Hence the only cases where the item might have been already removed
from the AIL by the ->iop_push() are those where the push itself
removes the item from the AIL. This only occurs in shutdown
situations, so it's not the common case.

In which case, returning XFS_ITEM_FREED to tell the push code that
it was freed and should not reference it at all is fine. We don't
really even need tracing for this case because if the items can't be
removed from the AIL, they will leave some other AIL trace when
pushe (i.e.  they will be stuck locked, pinned or flushing and those
will leave traces...)

-Dave.
Christoph Hellwig Aug. 27, 2024, 12:30 p.m. UTC | #7
On Tue, Aug 27, 2024 at 08:00:05PM +1000, Dave Chinner wrote:
> Hence the only cases where the item might have been already removed
> from the AIL by the ->iop_push() are those where the push itself
> removes the item from the AIL. This only occurs in shutdown
> situations, so it's not the common case.
> 
> In which case, returning XFS_ITEM_FREED to tell the push code that
> it was freed and should not reference it at all is fine. We don't
> really even need tracing for this case because if the items can't be
> removed from the AIL, they will leave some other AIL trace when
> pushe (i.e.  they will be stuck locked, pinned or flushing and those
> will leave traces...)

So XFS_ITEM_FREED is definitively a better name, but it still feels
a bit fragile that any of these shutdown paths need special handling
inside ->iop_push.
Dave Chinner Aug. 27, 2024, 9:52 p.m. UTC | #8
On Tue, Aug 27, 2024 at 05:30:49AM -0700, Christoph Hellwig wrote:
> On Tue, Aug 27, 2024 at 08:00:05PM +1000, Dave Chinner wrote:
> > Hence the only cases where the item might have been already removed
> > from the AIL by the ->iop_push() are those where the push itself
> > removes the item from the AIL. This only occurs in shutdown
> > situations, so it's not the common case.
> > 
> > In which case, returning XFS_ITEM_FREED to tell the push code that
> > it was freed and should not reference it at all is fine. We don't
> > really even need tracing for this case because if the items can't be
> > removed from the AIL, they will leave some other AIL trace when
> > pushe (i.e.  they will be stuck locked, pinned or flushing and those
> > will leave traces...)
> 
> So XFS_ITEM_FREED is definitively a better name, but it still feels
> a bit fragile that any of these shutdown paths need special handling
> inside ->iop_push.

Agreed, but I don't see an easy way to fix that right now because
the shutdown behaviour is both item type and item state specific.

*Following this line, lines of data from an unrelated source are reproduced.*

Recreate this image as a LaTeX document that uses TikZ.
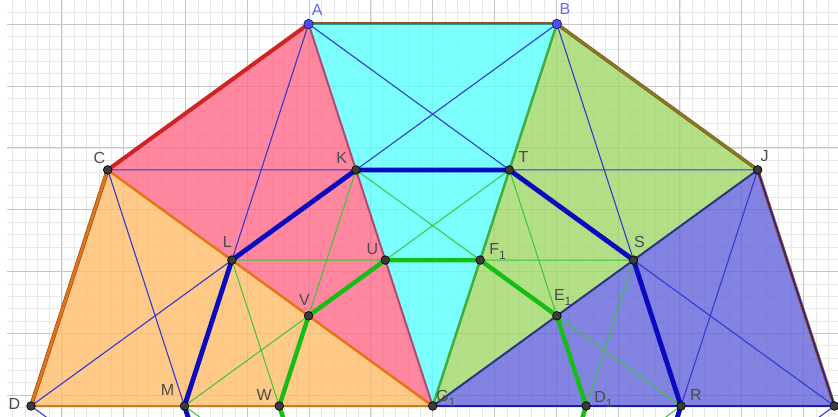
\documentclass[tikz,border=0pt]{standalone}
\usepackage{fontspec}
\setmainfont{Liberation Sans}
\definecolor{pinkf}{RGB}{255,105,135}
\definecolor{cyanf}{RGB}{90,255,255}
\definecolor{greenf}{RGB}{160,215,105}
\definecolor{orangef}{RGB}{255,188,105}
\definecolor{purplef}{RGB}{100,100,218}
\definecolor{blueThin}{RGB}{55,55,210}
\definecolor{greenThin}{RGB}{55,200,55}
\definecolor{blueThick}{RGB}{10,10,190}
\definecolor{greenThick}{RGB}{20,190,20}
\definecolor{edgeRed}{RGB}{210,35,35}
\definecolor{edgeOrange}{RGB}{230,115,20}
\definecolor{edgeBrown}{RGB}{150,80,30}
\definecolor{edgeDG}{RGB}{200,125,30}
\definecolor{edgeNavy}{RGB}{30,30,160}
\definecolor{edgeMauve}{RGB}{175,75,110}
\definecolor{edgeGreen}{RGB}{60,175,60}
\definecolor{edgeJG}{RGB}{40,55,130}
\definecolor{edgeOlive}{RGB}{120,130,30}
\definecolor{edgeTeal}{RGB}{40,160,150}
\definecolor{ptgray}{RGB}{60,60,60}
\definecolor{ptblue}{RGB}{75,75,255}
\definecolor{ptblueedge}{RGB}{30,30,90}
\definecolor{labgray}{RGB}{75,75,75}
\definecolor{labblue}{RGB}{100,100,255}
\tikzset{
  gmin/.style={draw=black!9, line width=0.6pt},
  gmaj/.style={draw=black!22, line width=1pt},
  tri/.style={fill opacity=0.8},
  thinb/.style={draw=blueThin, line width=1.1pt},
  thing/.style={draw=greenThin, line width=1pt},
  thickb/.style={draw=blueThick, line width=4.8pt, line cap=round, line join=round},
  thickg/.style={draw=greenThick, line width=4.4pt, line cap=round, line join=round},
  ptm/.style={circle, fill=ptgray, draw=black, line width=0.7pt, inner sep=0pt, minimum size=8.6pt},
  ptblu/.style={ptm, fill=ptblue, draw=ptblueedge, minimum size=9.4pt},
  lab/.style={text=labgray, inner sep=0pt, font=\fontsize{16}{16}\selectfont},
  labb/.style={lab, text=labblue},
}
\newcommand\subone{\raisebox{-5pt}{\fontsize{12}{12}\selectfont 1}}
\begin{document}
\begin{tikzpicture}[x=61.8pt,y=61.8pt]
\useasboundingbox (-7.002,-0.162) rectangle (6.558,6.570);
\clip (-7.002,-0.162) rectangle (6.558,6.570);
\fill[white] (-7.002,-0.162) rectangle (6.558,6.570);
% grid
\begin{scope}[yshift=10.88pt]
\draw[gmin, step=0.2] (-6.89,-0.4) grid (6.6,6.5);
\draw[gmaj, step=1] (-6.89,-0.4) grid (6.6,6.5);
\end{scope}
% coordinates
\def\Rr{6.5}\def\Rg{4.017}\def\Rs{2.483}
\coordinate (G1) at (0,0);
\coordinate (D) at (180:\Rr);
\coordinate (C) at (144:\Rr);
\coordinate (A) at (108:\Rr);
\coordinate (B) at (72:\Rr);
\coordinate (J) at (36:\Rr);
\coordinate (E) at (0:\Rr);
\coordinate (M) at (180:\Rg);
\coordinate (L) at (144:\Rg);
\coordinate (K) at (108:\Rg);
\coordinate (T) at (72:\Rg);
\coordinate (S) at (36:\Rg);
\coordinate (R) at (0:\Rg);
\coordinate (W) at (180:\Rs);
\coordinate (V) at (144:\Rs);
\coordinate (U) at (108:\Rs);
\coordinate (F1) at (72:\Rs);
\coordinate (E1) at (36:\Rs);
\coordinate (D1) at (0:\Rs);
\coordinate (Lm) at (216:\Rg);
\coordinate (Sm) at (-36:\Rg);
\coordinate (Vm) at (216:\Rs);
\coordinate (E1m) at (-36:\Rs);
% fills
\fill[orangef, tri] (C)--(D)--(G1)--cycle;
\fill[pinkf, tri] (A)--(C)--(G1)--cycle;
\fill[cyanf, tri] (A)--(B)--(G1)--cycle;
\fill[greenf, tri] (B)--(J)--(G1)--cycle;
\fill[purplef, tri] (J)--(E)--(G1)--cycle;
% inner edges
\draw[edgeDG, line width=2.5pt] (D)--(G1);
\draw[edgeNavy, line width=2.5pt] (G1)--(E);
\draw[edgeOrange, line width=2.5pt] (C)--(G1);
\draw[edgeMauve, line width=2pt] (A)--(G1);
\draw[edgeGreen, line width=2.5pt] (B)--(G1);
\draw[edgeJG, line width=2pt] (J)--(G1);
% outer edges
\draw[edgeRed, line width=4pt] (A)--(C);
\draw[edgeBrown, line width=4pt] (C)--(D);
\draw[edgeOrange, line width=2.6pt] (C)--(D);
\draw[edgeBrown, line width=3pt] (A)--(B);
\draw[edgeTeal, line width=1.6pt] ([yshift=-0.5pt]A)--([yshift=-0.5pt]B);
\draw[edgeBrown, line width=3.5pt] (B)--(J);
\draw[edgeOlive, line width=2pt] (B)--(J);
\draw[edgeBrown, line width=3.2pt] (J)--(E);
\draw[edgeNavy, line width=1.4pt] (J)--(E);
% thin lines
\draw[thinb] (C)--(M) (D)--(L) (A)--(L) (C)--(K) (A)--(T) (B)--(K)
  (B)--(S) (J)--(T) (J)--(R) (E)--(S);
\draw[thing] (L)--(W) (M)--(V) (K)--(V) (L)--(U) (T)--(U) (K)--(F1)
  (T)--(E1) (S)--(F1) (S)--(D1) (R)--(E1);
% stubs below the base line
\draw[thinb] (D)--(Lm) (E)--(Sm);
\draw[thing] (M)--(Vm) (R)--(E1m);
\draw[thickb] (M)--(Lm) (R)--(Sm);
\draw[thickg] (W)--(Vm) (D1)--(E1m);
% thick paths
\draw[thickb] (M)--(L)--(K)--(T)--(S)--(R);
\draw[thickg] (W)--(V)--(U)--(F1)--(E1)--(D1);
% points
\foreach \p in {C,J,D,E,G1,M,L,K,T,S,R,W,V,U,F1,E1,D1}{\node[ptm] (p\p) at (\p) {};}
\node[ptblu] (pA) at (A) {};
\node[ptblu] (pB) at (B) {};
% labels
\node[labb] (labA) at ([shift={(8.7pt,14pt)}]A) {A};
\node[labb] (labB) at ([shift={(8pt,14.5pt)}]B) {B};
\node[lab] (labC) at ([shift={(-8.3pt,12pt)}]C) {C};
\node[lab] (labK) at ([shift={(-14.3pt,12pt)}]K) {K};
\node[lab] (labT) at ([shift={(14pt,13pt)}]T) {T};
\node[lab] (labJ) at ([shift={(7pt,13.5pt)}]J) {J};
\node[lab] (labL) at ([shift={(-4.5pt,18pt)}]L) {L};
\node[lab] (labU) at ([shift={(-13pt,11pt)}]U) {U};
\node[lab] (labV) at ([shift={(-4pt,16pt)}]V) {V};
\node[lab] (labM) at ([shift={(-17pt,16pt)}]M) {M};
\node[lab] (labW) at ([shift={(-15pt,11.5pt)}]W) {W};
\node[lab] (labD) at ([shift={(-16.7pt,2pt)}]D) {D};
\node[lab] (labS) at ([shift={(6pt,18pt)}]S) {S};
\node[lab] (labR) at ([shift={(15pt,11.5pt)}]R) {R};
\node[lab, anchor=base west] (labF1) at ([shift={(9pt,6pt)}]F1) {F\subone};
\node[lab, anchor=base west] (labE1) at ([shift={(-3pt,15pt)}]E1) {E\subone};
\node[lab, anchor=base west] (labG1) at ([shift={(3.5pt,4.5pt)}]G1) {G\subone};
\node[lab, anchor=base west] (labD1) at ([shift={(8pt,4pt)}]D1) {D\subone};
\end{tikzpicture}
\end{document}
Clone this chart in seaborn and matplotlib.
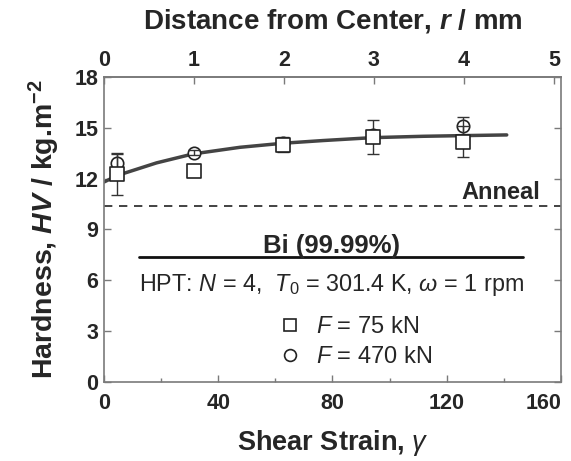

I suspect that we'd do better to have explicit shutdown processing
of log items in the AIL (i.e. a ->iop_shutdown method) that is
called instead of ->iop_push when the AIL detects that the
filesystem has shut down. We can then define the exact behaviour we
want in this case and processing does not have to be non-blocking
for performance and latency reasons.

If we go down that route, I think we'd want to add a
XFS_ITEM_SHUTDOWN return value after the push code calls
xfs_force_shutdown(). The push code does not error out the item or
remove it from the AIL, just shuts down the fs and returns
XFS_ITEM_SHUTDOWN.

The AIL then breaks out of the push loop and submits the delwri
buffers which will error them all out and remove them from the AIL
because the fs is shut down. It then starts a new walk from the tail
calling ->iop_shutdown on everything remaining in the AIL until the
AIL is empty....

-Dave.
Christoph Hellwig Aug. 28, 2024, 4:23 a.m. UTC | #9
On Wed, Aug 28, 2024 at 07:52:48AM +1000, Dave Chinner wrote:
> I suspect that we'd do better to have explicit shutdown processing
> of log items in the AIL (i.e. a ->iop_shutdown method) that is
> called instead of ->iop_push when the AIL detects that the
> filesystem has shut down. We can then define the exact behaviour we
> want in this case and processing does not have to be non-blocking
> for performance and latency reasons.
> 
> If we go down that route, I think we'd want to add a
> XFS_ITEM_SHUTDOWN return value after the push code calls
> xfs_force_shutdown(). The push code does not error out the item or
> remove it from the AIL, just shuts down the fs and returns
> XFS_ITEM_SHUTDOWN.

Yes, that seems even better.  But it would probably be a fair amount
of work.
Dave Chinner Aug. 29, 2024, 10:16 a.m. UTC | #10
On Tue, Aug 27, 2024 at 09:23:33PM -0700, Christoph Hellwig wrote:
> On Wed, Aug 28, 2024 at 07:52:48AM +1000, Dave Chinner wrote:
> > I suspect that we'd do better to have explicit shutdown processing
> > of log items in the AIL (i.e. a ->iop_shutdown method) that is
> > called instead of ->iop_push when the AIL detects that the
> > filesystem has shut down. We can then define the exact behaviour we
> > want in this case and processing does not have to be non-blocking
> > for performance and latency reasons.
> > 
> > If we go down that route, I think we'd want to add a
> > XFS_ITEM_SHUTDOWN return value after the push code calls
> > xfs_force_shutdown(). The push code does not error out the item or
> > remove it from the AIL, just shuts down the fs and returns
> > XFS_ITEM_SHUTDOWN.
> 
> Yes, that seems even better.  But it would probably be a fair amount
> of work.

I don't think so. Only the log items that implement ->iop_push would
need to implement ->iop_shutdown, and there are only 3 items that
implement iop_push. i.e. inode, dquot and buffer items.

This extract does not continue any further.